The first day of the conference, after delegates got together for a welcome drinks reception the night before, was opened with welcoming addresses from AVAR chairman Seiji Murakami, conference host Charles Ahn of AhnLab, and Byung-Ju Suh of MIC, closely followed by a keynote speech given by Symantec's Vincent Weafer.
Weafer talked about the development of cybercrime and the rise of financial motivation for malware creation, discussing in detail the trend towards criminals focusing on smaller targets in large numbers, with hauls of information taken from individual systems providing similar financial yields to attacks on large organisations, with much lower risk to the attacker and less security to overcome. He also covered developments in security software, with security suites now offering far more holistic protection, and the need for testing to evolve in line with these changes.
The morning continued with a look at online gaming, with Igor Muttik of McAfee investigating the current and potential future dangers of malcode and attacks in online games, and DeokYoung Jung of AhnLab describing techniques and technology used to cheat in online games, motivated by potentially huge financial rewards from saleable characters and in-game merchandise. Amir Lev of Commtouch then gave a fascinating overview of the real-time botnet tracking techniques implemented by his firm to allow messages originating from known bots to be blocked automatically.
Highlights of the afternoon included Kaspersky Labs founder and CEO Eugene Kaspersky giving an overview of how cybercrime has developed in recent years, with a call for an Internet Interpol to allow global gangs of cybercriminals to be tracked down and brought to justice - a development he described as his 'dream' but considered unlikely to become a reality for some years. Mario Vuksan of Bit9 followed with analysis of false positive tracking carried out by his firm, a follow-up to his presentation at the recent VB conference in Vienna.

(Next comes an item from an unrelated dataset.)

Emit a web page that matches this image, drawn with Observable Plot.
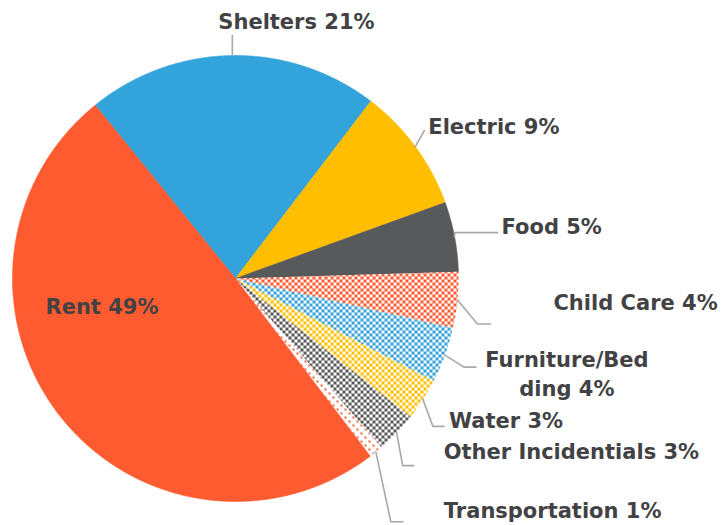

The final session focused on testing, with Andrew Lee of ESET presenting a paper co-written by David Harley on good and bad testing techniques and Andrew Hayter of ICSA Labs listing important considerations when evaluating security software for enterprises. The day's talks were brought to an end by Andreas Marx and Maik Morgenstern of AV-Test.org, presenting their long-awaited guidelines for testing dynamic detection of live threats by security suites, ignoring traditional signature-based detection to measure behaviour-based blocking and removal.
The delegates will get together again later tonight for a banquet and Korean-style entertainment, doubtless going into more depth on the issues raised by the day's presentations, while tomorrow will see a more technical programme of talks and a panel session.